Kalter Grusel

Meist sind Vergleiche von Platten mit Orten wenig aussagekräftig, aber in diesem Fall ergibt die Sache Sinn. Vier Jahre nach ihrem vorangegangenen Album liefern Wolf Eyes mehr denn je den perfekten Soundtrack zu den entvölkerten Industriebrachen der Zombiestadt Detroit, wo sich in einer Fabrikruine »The Destroy Compound« befindet, das Studio der Band. Wolf Eyes leiteten den Boom experimenteller Noise-Musik ein, der seit Anfang des Jahrtausends eine schier unüberschaubare Zahl an Bands und Releases (allein ca. 1 000 gehen auf die Kappe des Wolf-Eyes-Kollektivs) hervor- und Wolf Eyes gar einen Deal mit Sub Pop eingebracht hat. »No Answer: Lower Floors« ist also beinah ein kleines Comeback und zeigt die Musik der Band ruhiger und konturierter denn zuvor. Der blanke Horror ist kaltem Grusel gewichen, statt harscher Krach-Attacken sind die neuen Songs reduzierter, klingen zugleich offener und konzentrierter.
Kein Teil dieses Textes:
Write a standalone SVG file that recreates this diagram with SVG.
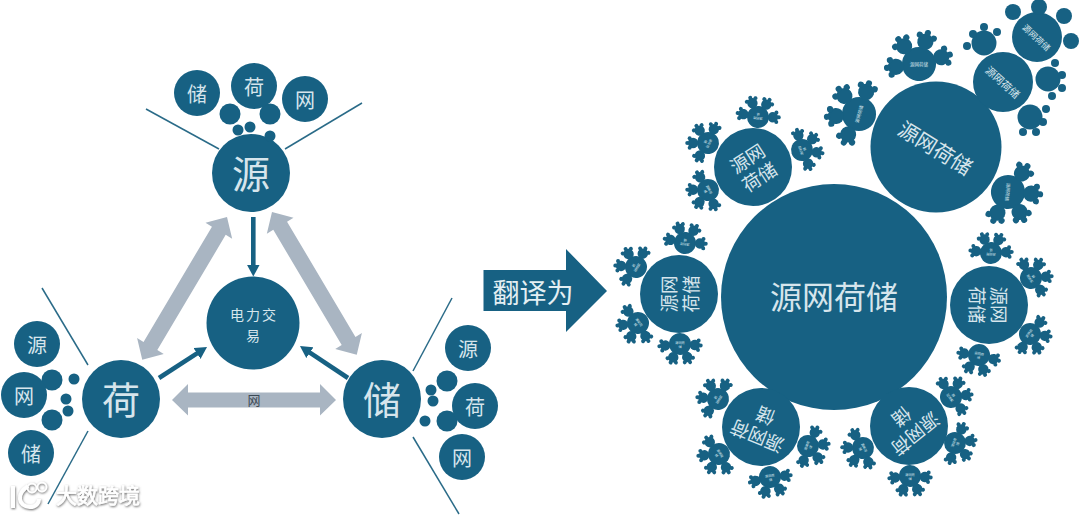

Über einem Fundament aus rudimentären Beats und Zweiton-Synthesizer-Melodien pfeifen Feedbacks, flächige Gitarren, knarzige Synthesizer und John Olsons Saxophon-Drones durch den Raum. Nate Young brüllt dazu weniger, als dem Hörer vielmehr mit bester No-Future-Attitude ins Ohr zu nölen. Endzeit – das ist jetzt, sagt diese Platte. Und man fragt sich bald, ob es nicht wirklich unheimlicher ist, dass die Dinge einem hier nicht (mehr) um die Ohren fliegen, denn unter der Oberfläche kocht es nach wie vor. Damit ist »No Answer: Lower Floors« dann auch so etwas wie die Musik zur Zeit.